Global media intelligence consultancy, K7 Media, has released a report surrounding the rapidly evolving area of brand-funded programming.
Titled Brand Funded Programming: Why it Matters Now, the report shines a light on the way in which the pandemic has swiftly accelerated a change in attitudes, making brand funded content a necessity for many cash-strapped broadcasters.
K7 Media reports that as TV viewing has rocketed becase of enforced confinement, so has the demand for new TV programmes. As a result of the pandemic, many brands have been forced to slash their marketing budgets and traditional advertising spend has been squeezed – with brand funded programming stepping in to fill the void.
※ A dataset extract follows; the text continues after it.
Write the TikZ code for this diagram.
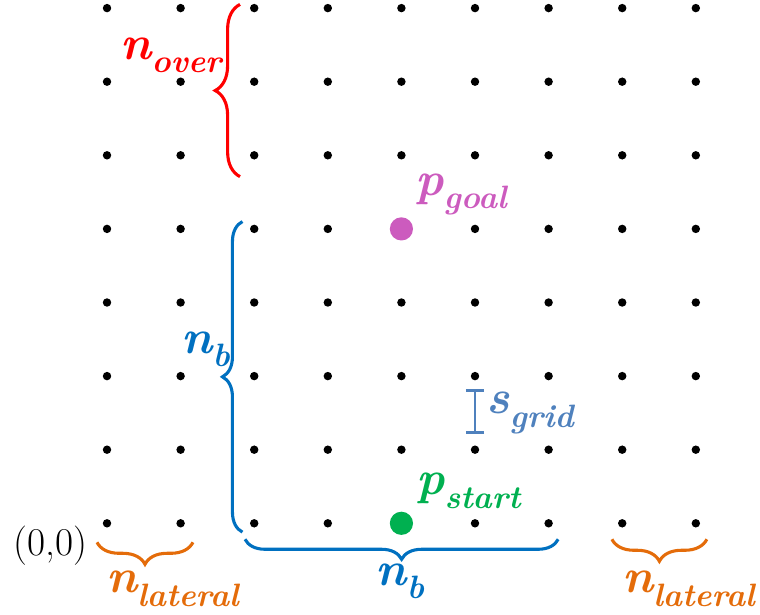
\documentclass[tikz,border=0pt]{standalone}
\usepackage{amsmath,amssymb}
\usepackage{xcolor}
\usepackage{tikz}
\usetikzlibrary{calc, arrows.meta, decorations.pathreplacing}

\definecolor{overred}{RGB}{255,0,0}
\definecolor{nbblue}{RGB}{0,112,192}
\definecolor{latorange}{RGB}{228,108,10}
\definecolor{gridblue}{RGB}{79,129,189}
\definecolor{goalpink}{RGB}{204,91,190}
\definecolor{startgreen}{RGB}{0,176,80}

\newcommand{\symb}[2]{\bfseries\itshape #1\raisebox{-0.28em}{\fontsize{23}{27}\selectfont #2}}

\tikzset{
	lbl/.style={font=\fontsize{34}{38}\selectfont, inner sep=0pt},
	brc/.style={decorate, line width=2.2pt, decoration={brace, amplitude=#1}},
}

\begin{document}
\begin{tikzpicture}[x=1.84cm, y=1.84cm]
			\useasboundingbox (-1.454,-1.236) rectangle (8.872,7.11);
			\foreach \i in {0,...,8}
				\foreach \j in {0,...,7} {
					\coordinate (d\i-\j) at (\i,\j);
					\fill (d\i-\j) circle (3pt);
				}
			\node[font=\fontsize{28}{32}\selectfont, anchor=east, inner sep=0pt] (org) at (-0.26,-0.30) {(0,0)};
			\fill[goalpink] (d4-4) circle (0.29cm) node (goal) {};
			\fill[startgreen] (d4-0) circle (0.29cm) node (start) {};
			\node[lbl, goalpink] (pgoal) at (4.81,4.47) {\symb{p}{goal}};
			\node[lbl, startgreen] (pstart) at (4.91,0.44) {\symb{p}{start}};
			% braces
			\coordinate (ov1) at (1.807,4.71);
			\coordinate (ov2) at (1.807,7.05);
			\draw[brc=0.62cm, overred] (ov1) -- (ov2);
			\node[lbl, overred] (nover) at (0.87,6.36) {\symb{n}{over}};
			\coordinate (bv1) at (1.84,-0.12);
			\coordinate (bv2) at (1.84,4.10);
			\draw[brc=0.5cm, nbblue] (bv1) -- (bv2);
			\node[lbl, nbblue] (nbv) at (1.34,2.36) {\symb{n}{b}};
			\coordinate (bh1) at (6.13,-0.217);
			\coordinate (bh2) at (1.875,-0.217);
			\draw[brc=0.5cm, nbblue] (bh1) -- (bh2);
			\node[lbl, nbblue] (nbh) at (3.98,-0.79) {\symb{n}{b}};
			\coordinate (ll1) at (1.168,-0.258);
			\coordinate (ll2) at (-0.136,-0.258);
			\draw[brc=0.55cm, latorange] (ll1) -- (ll2);
			\node[lbl, latorange] (nlatl) at (0.89,-0.89) {\symb{n}{lateral}};
			\coordinate (lr1) at (8.15,-0.217);
			\coordinate (lr2) at (6.86,-0.217);
			\draw[brc=0.55cm, latorange] (lr1) -- (lr2);
			\node[lbl, latorange] (nlatr) at (7.90,-0.89) {\symb{n}{lateral}};
			% grid step
			\coordinate (s1) at (5.0,1.82);
			\coordinate (s2) at (5.0,1.21);
			\draw[gridblue, line width=2pt, {Bar[width=13pt]}-{Bar[width=13pt]}] (s1) -- (s2);
			\node[lbl, gridblue, anchor=west] (sgrid) at (5.15,1.50) {\symb{s}{grid}};
		\end{tikzpicture}
\end{document}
Samantha Glynne, Global Senior Vice President of Branded Entertainment at Fremantle, says: “Content is a great way to highlight brand purpose – much more effective than a 30 second spot. So brands that have had a story to tell during Covid times, about their place in the community for example, can really benefit from branded entertainment now. That could be Unilever, P&G, Amazon, or other e-commerce brands.”
This move towards a subtler, more integrated approach to brand involvement in programming is true in other territories, even well-established Asian markets. Urvashi Khanna, Head of Content at Lenskart, India, is quoted in the report, saying: “Advertising for India is still quantified by the number of views whereas in other parts of the world, people really want to indulge with the brand in terms of the story. Storytelling is however picking up in India.”
And the global interest is such that different territories are now finally trying to co-produce and navigate differing regulations across a single piece of content.
Donovan Chan, Creative Director of Beach House Pictures in Singapore is quoted in the report, talking about their joint production of Ed Stafford: First Man Out (pictured) for Discovery and Bilibili in China: “We proved that survival shows do work in China and we also proved that branded survival shows also work there. And ultimately that it was possible to make two different versions and still make the Chinese version feel appropriate by making sure the Chinese characters worked well together with the international characters. So we crossed a lot of barriers with that one project and learnt so much about how the Chinese love branded content and how these models can work for future productions. ”
Discussing the report, Thompson said: “We’ve seen brands move away from traditional advertising for some time now, as consumers are engaging in a very different way. This shift in consumer behaviour, coupled with the effects of the pandemic on the TV industry, has seen brand funded programming benefit significantly. The cloud of Covid certainly has its silver lining in terms of the opportunities for brands, producers and broadcasters to collaborate on the right projects.”